Super-sized toolboxes

Curtis MacLean - Curtis Customs
Curtis MacLean - Curtis Customs

East Hants Information Supplement
Progress Magazine
November 2010

Curtis MacLean loves his location near an international airport; it’s a key asset for visiting auto enthusiasts who are his major customers. When he isn’t making rare customized toolboxes from vintage car bodies, he’s busy customizing, restoring, and making furniture
and accessories for the auto minded.

When Curtis MacLean talks about toolboxes, he doesn’t mean the type you buy at a hardware store. In the Elmsdale Business Park showroom of Curtis Customs, which also goes by the brand name Radical Garage, MacLean points to a polished mid-size pickup truck, cut lengthwise and fitted against the wall of the showroom/design studio/auto shop/museum that’s the head office of MacLean’s business in Elmsdale, N.S.

What soon becomes apparent is that the truck is the toolbox, custom made for the showroom of a wealthy car collector. The hood flips up, and one side swings out to allow access to the box where the tools are kept. It’s on wheels so it can move around the showroom. The cab opens to reveal a fridge and sound system. And the rear siding pulls away to expose a workbench, complete with flat-screen TV.  MacLean and his team have custom built three of these $100,000 toolboxes and have more on order. Curtis Customs designs, restores, and customizes collectible cars and hot rods, plus luxury accessories for car and bike enthusiasts.

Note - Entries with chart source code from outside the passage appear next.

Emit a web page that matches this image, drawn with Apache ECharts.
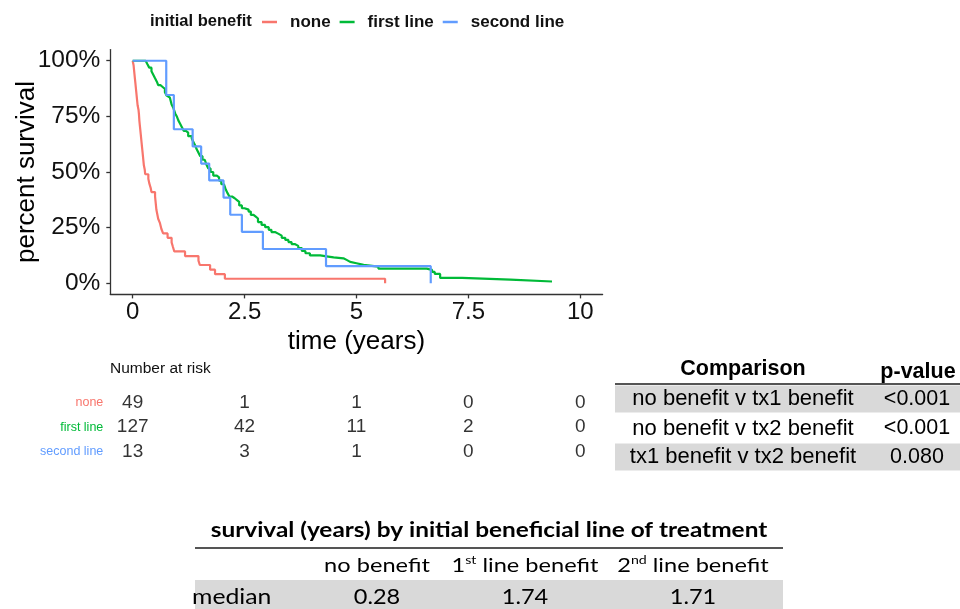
<!DOCTYPE html>
<html><head><meta charset="utf-8">
<script src="https://cdn.jsdelivr.net/npm/echarts@6/dist/echarts.min.js"></script>
<style>html,body{margin:0;padding:0;background:#fff}#c{width:960px;height:609px}</style>
</head><body><div id="c"></div>
<script>
// ---- data ----
const groupNames = ['none', 'first line', 'second line'];
const groupColors = ['#F8766D', '#00BA38', '#619CFF'];

const noneTime = [0,0.02,0.03,0.04,0.05,0.06,0.07,0.08,0.09,0.10,0.11,0.13,0.14,0.15,0.16,0.17,0.18,0.19,0.20,0.21,0.22,0.23,0.24,0.25,0.27,0.28,0.35,0.37,0.40,0.42,0.50,0.51,0.52,0.53,0.55,0.57,0.61,0.64,0.68,0.78,0.87,0.90,0.93,1.17,1.47,1.50,1.73,1.84,2.06,5.64];
const noneSurv = [100,98,96,94,92,90,88,86,84,82,80,78,76,73,71,69,67,65,63,61,59,57,55,53,51,49,47,45,43,41,39,37,35,33,31,29,27,24.5,22.4,20.4,18.4,16.3,14.3,12.2,10.2,8.2,6.1,4.1,2.04,0];

const firstTime = [0,0.29,0.33,0.37,0.42,0.46,0.50,0.54,0.57,0.62,0.67,0.72,0.76,0.80,0.83,0.87,0.91,0.95,0.99,1.02,1.06,1.10,1.14,1.19,1.24,1.32,1.36,1.40,1.43,1.47,1.51,1.56,1.61,1.65,1.69,1.74,1.80,1.88,1.93,1.98,2.04,2.08,2.12,2.16,2.22,2.28,2.33,2.38,2.44,2.50,2.59,2.64,2.70,2.75,2.80,2.88,2.96,3.04,3.10,3.18,3.26,3.33,3.41,3.48,3.55,3.62,3.70,3.78,3.86,3.96,4.19,4.37,4.49,4.71,4.79,4.86,5.00,5.16,5.49,6.57,6.69,6.75,6.87,7.36,8.44,9.37];
const firstSurv = [100,99.2,98.4,96.9,95.3,93.7,92.1,90.6,89.0,88.2,87.4,85.8,84.3,83.5,82.7,80.3,78.7,76.3,74.8,73.2,71.7,70.1,68.5,67.7,66.1,65.0,63.4,61.8,60.2,58.7,57.1,55.5,54.7,53.2,51.6,50.0,48.4,47.6,46.1,44.5,43.7,42.1,40.5,39.0,38.2,37.4,36.6,35.0,33.7,33.1,32.2,30.7,29.9,29.1,27.5,26.2,25.2,24.0,23.0,22.2,21.4,20.4,19.5,18.5,17.6,16.8,15.8,14.5,13.5,12.5,12.0,11.6,11.2,10.4,9.6,9.0,8.3,7.5,6.6,6.0,5.1,4.2,2.4,1.6,0.8,0.8];

const secondTime = [0,0.75,0.92,1.34,1.53,1.71,2.03,2.18,2.44,2.91,4.32,6.66];
const secondSurv = [100,84.6,69.2,61.5,53.8,46.2,38.5,30.8,23.1,15.4,7.7,0];

const xTicks = [0, 2.5, 5, 7.5, 10];
const yTicks = [0, 25, 50, 75, 100];

const riskTimes = [0, 2.5, 5, 7.5, 10];
const riskNone = [49, 1, 1, 0, 0];
const riskFirst = [127, 42, 11, 2, 0];
const riskSecond = [13, 3, 1, 0, 0];

const compLabels = ['no benefit v tx1 benefit', 'no benefit v tx2 benefit', 'tx1 benefit v tx2 benefit'];
const compP = ['<0.001', '<0.001', '0.080'];

const medianTitle = 'survival (years) by initial beneficial line of treatment';
const medianHeaders = ['no benefit', '1{sup|st} line benefit', '2{sup|nd} line benefit'];
const medianValues = ['0.28', '1.74', '1.71'];

// ---- chart ----
const F = "'Liberation Sans', Arial, sans-serif";
const F2 = "Lato, 'Open Sans', sans-serif";
const zip = (a, b) => a.map((v, i) => [v, b[i]]);
const survSeries = [[noneTime, noneSurv], [firstTime, firstSurv], [secondTime, secondSurv]].map((d, i) => ({
  name: groupNames[i], type: 'line', step: 'end', xAxisIndex: 0, yAxisIndex: 0,
  data: zip(d[0], d[1]), showSymbol: false, symbol: 'none',
  lineStyle: { color: groupColors[i], width: 2.2 }, itemStyle: { color: groupColors[i] },
  z: 2 + i, silent: true, animation: false
}));
const riskRows = [riskNone, riskFirst, riskSecond];
const riskSeries = riskRows.map((row, i) => ({
  type: 'scatter', xAxisIndex: 1, yAxisIndex: 1, symbolSize: 0, animation: false, silent: true,
  data: row.map((v, j) => [riskTimes[j], groupNames[i], v]),
  label: { show: true, position: 'inside', formatter: p => String(p.data[2]),
    fontFamily: F, fontSize: 19, color: '#000' }
}));

const G = [];
// legend title
G.push({ type: 'text', x: 150, y: 21, style: { text: 'initial benefit', fontFamily: F, fontSize: 16.5, fontWeight: 'bold', fill: '#111', align: 'left', verticalAlign: 'middle' } });
// number at risk title
G.push({ type: 'text', x: 110, y: 369, style: { text: 'Number at risk', fontFamily: F, fontSize: 15.5, fill: '#111', align: 'left', verticalAlign: 'middle' } });
// comparison table
const compRowY = [399, 428.5, 457];
G.push({ type: 'text', x: 743, y: 369, style: { text: 'Comparison', fontFamily: F, fontSize: 21.5, fontWeight: 'bold', fill: '#000', align: 'center', verticalAlign: 'middle' } });
G.push({ type: 'text', x: 918, y: 372, style: { text: 'p-value', fontFamily: F, fontSize: 21.5, fontWeight: 'bold', fill: '#000', align: 'center', verticalAlign: 'middle' } });
compLabels.forEach((t, i) => {
  if (i % 2 === 0) G.push({ type: 'rect', shape: { x: 615, y: compRowY[i] - 13.5, width: 345, height: 27 }, style: { fill: '#d9d9d9' }, z: -1 });
  G.push({ type: 'text', x: 743, y: compRowY[i], style: { text: t, fontFamily: F, fontSize: 22, fill: '#000', align: 'center', verticalAlign: 'middle' } });
  G.push({ type: 'text', x: 917, y: compRowY[i], style: { text: compP[i], fontFamily: F, fontSize: 21.5, fill: '#000', align: 'center', verticalAlign: 'middle' } });
});
G.push({ type: 'line', shape: { x1: 615, y1: 384, x2: 960, y2: 384 }, style: { stroke: '#555', lineWidth: 2 } });
// median table (reference table is horizontally stretched)
G.push({ type: 'text', x: 489, y: 531, scaleX: 1.22, style: { text: medianTitle, fontFamily: F2, fontSize: 20, fontWeight: 'bold', fill: '#000', align: 'center', verticalAlign: 'middle' } });
G.push({ type: 'line', shape: { x1: 195, y1: 548, x2: 783, y2: 548 }, style: { stroke: '#555', lineWidth: 2 } });
G.push({ type: 'rect', shape: { x: 195, y: 580, width: 588, height: 29 }, style: { fill: '#d9d9d9' }, z: -1 });
const medCols = [377, 525, 693];
medianHeaders.forEach((t, i) => {
  G.push({ type: 'text', x: medCols[i], y: 566, scaleX: 1.18, style: { text: t, fontFamily: F2, fontSize: 20, fill: '#000', align: 'center', verticalAlign: 'middle', lineHeight: 24,
    rich: { sup: { fontFamily: F2, fontSize: 12, verticalAlign: 'top', lineHeight: 24, fill: '#000' } } } });
  G.push({ type: 'text', x: medCols[i], y: 597, scaleX: 1.12, style: { text: medianValues[i], fontFamily: F2, fontSize: 21, fill: '#000', align: 'center', verticalAlign: 'middle' } });
});
G.push({ type: 'text', x: 192, y: 597, scaleX: 1.18, style: { text: 'median', fontFamily: F2, fontSize: 21, fill: '#000', align: 'left', verticalAlign: 'middle' } });

const axisLineStyle = { color: '#333', width: 1.3 };
const option = {
  backgroundColor: '#fff',
  animation: false,
  legend: {
    data: groupNames, left: 262, top: 13.5, padding: 0, icon: 'rect', itemWidth: 15, itemHeight: 2.5, itemGap: 9,
    textStyle: { fontFamily: F, fontSize: 17, fontWeight: 'bold', color: '#111', padding: [0, 0, 0, 8] },
    selectedMode: false
  },
  grid: [
    { left: 110.3, top: 49.6, width: 492.3, height: 244.8, containLabel: false, outerBoundsMode: 'none' },
    { left: 110.3, top: 390.5, width: 492.3, height: 73.5, containLabel: false, outerBoundsMode: 'none' }
  ],
  xAxis: [
    { type: 'value', gridIndex: 0, min: -0.5, max: 10.5,
      axisLine: { show: true, lineStyle: axisLineStyle, onZero: false },
      axisTick: { show: true, length: 4, lineStyle: axisLineStyle, customValues: xTicks },
      axisLabel: { customValues: xTicks, fontFamily: F, fontSize: 24, color: '#111', margin: 6, formatter: v => String(v) },
      splitLine: { show: false },
      name: 'time (years)', nameLocation: 'middle', nameGap: 34, nameMoveOverlap: false,
      nameTextStyle: { fontFamily: F, fontSize: 26, color: '#000' } },
    { type: 'value', gridIndex: 1, min: -0.5, max: 10.5, show: false }
  ],
  yAxis: [
    { type: 'value', gridIndex: 0, min: -5, max: 105,
      axisLine: { show: true, lineStyle: axisLineStyle, onZero: false },
      axisTick: { show: true, length: 4, lineStyle: axisLineStyle, customValues: yTicks },
      axisLabel: { customValues: yTicks, fontFamily: F, fontSize: 24.5, color: '#111', margin: 10, formatter: v => v + '%' },
      splitLine: { show: false },
      name: 'percent survival', nameLocation: 'middle', nameGap: 70, nameMoveOverlap: false,
      nameTextStyle: { fontFamily: F, fontSize: 26, color: '#000' } },
    { type: 'category', gridIndex: 1, data: groupNames, inverse: true,
      axisLine: { show: false }, axisTick: { show: false }, splitLine: { show: false },
      axisLabel: { margin: 7, formatter: (v, i) => '{g' + i + '|' + v + '}',
        rich: { g0: { color: groupColors[0], fontFamily: F, fontSize: 12.5 },
                g1: { color: groupColors[1], fontFamily: F, fontSize: 12.5 },
                g2: { color: groupColors[2], fontFamily: F, fontSize: 12.5 } } } }
  ],
  series: survSeries.concat(riskSeries),
  graphic: G
};
const chart = echarts.init(document.getElementById('c'));
chart.setOption(option);
</script></body></html>
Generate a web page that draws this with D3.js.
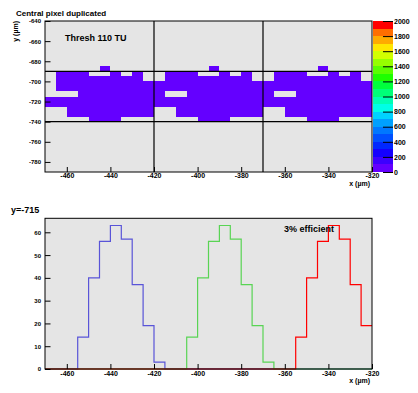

It’s also a retail outlet for parts for vintage cars.  MacLean loves the psychedelic designs painted on 1946 eight-door Cadillac limousine, a show car in his display room. The car was once owned by a luxury hotel in Manhattan, a group of nuns in Grand Manan, N.B., and a commune of hippies.  The word “Precious” was painted on the limousine’s sides by the hippies, and it seems all the more apt as the car ages. Once a mobile landmark in New Brunswick, MacLean hasn’t begun to restore Precious yet, although he has had the car, which is owned by a local resident, on his premises for about a year.

A leader in his field, MacLean is renowned in the rarefied circle of well heeled car collectors throughout North America. He often brings into East Hants such celebrity enthusiasts as legendary custom-car-builder Gene Winfield.

MacLean spent 25 years painting signs before he began following his dream in 2005, when he started earning his living customizing cars. “I’m tired of going to the United States to produce all these cars when we have so much talent here,” he says. “More than anything, what I’m trying to sell is Atlantic Canadian talent.”  Today MacLean and his team are focusing on customizing a 1967 Mach I Mustang; they have already spent $66,000 on the work. They have added 1947 Bentley fenders and a 1932 Oppenheiser V8 engine; the result looks like a cross between the Batmobile and Cruella De Vil’s car. The finished product is bound for Dallas after a showing in St. Petersburg, Fla.  On MacLean’s office wall is a diagram for one of his special toolbox creations built not from a pickup truck but from a van. On order by an American industrialist, this “live-in” toolbox will feature a small office, fold-out sofa, 50-inch TV, and a model train set for the industrialist’s grandson. Sticker price: $200,000.